How are you doing? Are you getting support from a counselor; friends; church?


----------



## Gapeach4 (Feb 13, 2016)

@corpuswife...I am having some good days and some bad. Believe it or not I am the office manager of a large church. I am very active in my church and receive alot of Christian counsel. All which have never advised me to divorce but to instead keep praying for him and to remember the movie WarRoon. My husband is doing a lot of things of the world and I don't rightfully agree with them. Part of his reasoning for leaving. I'm really not trying to be the nice guy. I do understand my rights and what I am obligated to as his wife, which is why pretty much on Monday I will have made up my mind. I can't worry about if it is another woman or not. I just simply cant. That will drive a person insane. But what I can do is pray that he gets back connected to God. All of shift in our marriage began when he took his focus off God. I am trying to be strong and continue pressing on but I don't want to and be made a fool of. This is how I am starting to feel. This is both our 2nd marriage. And I tell u, I am working overtime to save this one. I didn't work this hard on the first. But I know I am a much different person now. A more spiritually sound person. I asked God to stop me if He does not want this divorce to occur. I can't change my husband. He has to want to come home and be changed.


----------



## JohnA (Jun 24, 2015)

I think you got your head on right. Stay strong. You seem to have reached a point of acceptance, divorce or come back and fix the issues in the marriage. 
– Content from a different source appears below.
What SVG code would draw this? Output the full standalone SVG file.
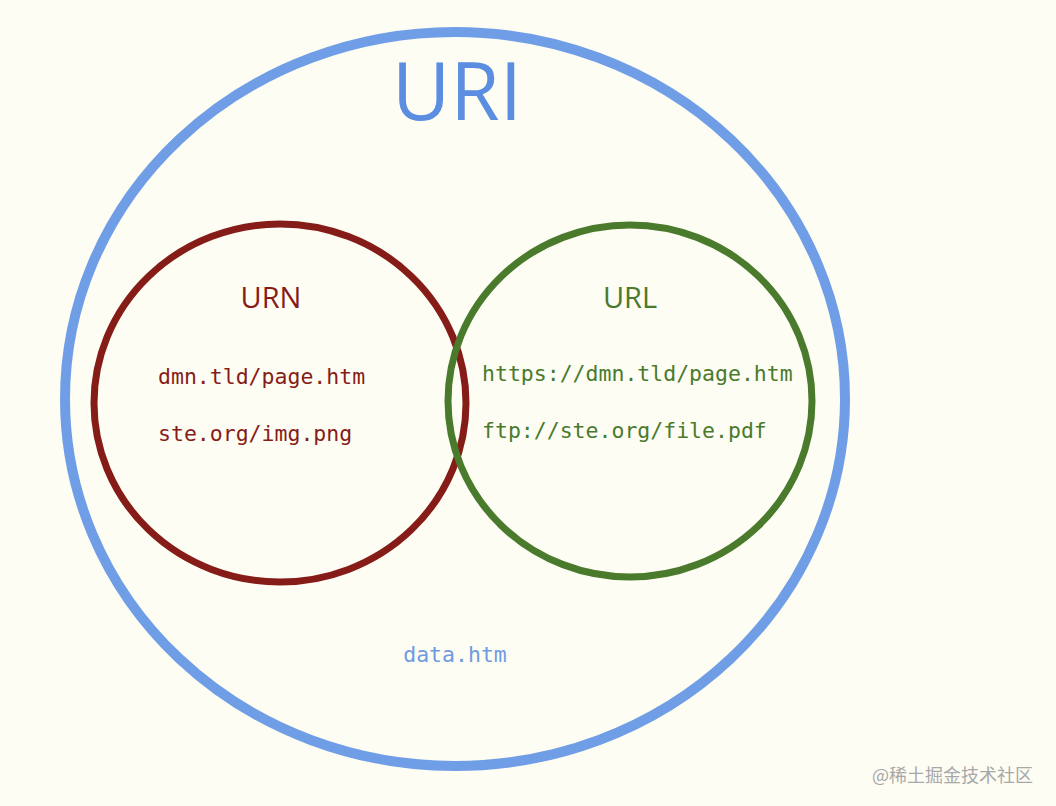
<svg xmlns="http://www.w3.org/2000/svg" width="1056" height="806" viewBox="0 0 1056 806">
<style>
.mono{font-family:"DejaVu Sans Mono","Liberation Mono",monospace;font-size:21.5px}
.sans{font-family:"Open Sans","Noto Sans",sans-serif}
</style>
<rect width="1056" height="806" fill="#fdfdf4"/>
<g id="uri">
<ellipse cx="455" cy="399" rx="390" ry="367" fill="none" stroke="#709ee6" stroke-width="10"/>
<text x="457" y="120" class="sans" font-size="80" fill="#5b8ee0" text-anchor="middle">URI</text>
<text x="455" y="662" class="mono" fill="#6f9be0" text-anchor="middle">data.htm</text>
</g>
<g id="urn">
<ellipse cx="280" cy="403" rx="186" ry="179" fill="none" stroke="#861c18" stroke-width="7"/>
<text x="271" y="308" class="sans" font-size="29" fill="#861c18" text-anchor="middle">URN</text>
<text x="158" y="384" class="mono" fill="#861c18">dmn.tld/page.htm</text>
<text x="158" y="441" class="mono" fill="#861c18">ste.org/img.png</text>
</g>
<g id="url">
<ellipse cx="630" cy="401" rx="182" ry="176" fill="none" stroke="#4a7a2c" stroke-width="7"/>
<text x="630" y="308" class="sans" font-size="29" fill="#4a7a2c" text-anchor="middle">URL</text>
<text x="482" y="381" class="mono" fill="#4a7a2c">https://dmn.tld/page.htm</text>
<text x="482" y="438" class="mono" fill="#4a7a2c">ftp://ste.org/file.pdf</text>
</g>
<text x="872" y="782" font-family="'Noto Sans CJK SC',sans-serif" font-size="18" fill="#a8a8a8">@稀土掘金技术社区</text>
</svg>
You mentioned financial considerations. There is a lot of info on the web to start you begin your financial post divorce. If you don't mind what state do you live ?


----------



## Gapeach4 (Feb 13, 2016)

@JohnA...I reside in GA. I really don't have peace with going thru with divorce, which is why I am here in this forum. If he won't put forth the effort, I don't see the need in continuing. He is just in the way of someone who will truly do right by me.


----------



## JohnA (Jun 24, 2015)

Amen


----------



## lexis (Feb 11, 2016)

Stop praying and start filing for support.


----------



## Openminded (Feb 21, 2013)

Most people separate because there's another person in their life. Perhaps he thinks he can return if he finds that the grass out there is not as green as he thought. Many do. It's called Plan B. You've been chasing him and so he feels he has nothing to lose -- and no hurry -- because you'll be there waiting when, or if, he decides to return. Change that. He may come back or he may not but you'll be moving on with your life either way and not stuck in limbo as you are now.


----------



## Gapeach4 (Feb 13, 2016)

@Open minded u r absolutely right. I am not a plan B...and to the other post...I will never stop praying but the filing will be in motion. I think the one thing that upsets me the most is that I feel like 5 years was wasted. No type of fight for his marriage.


----------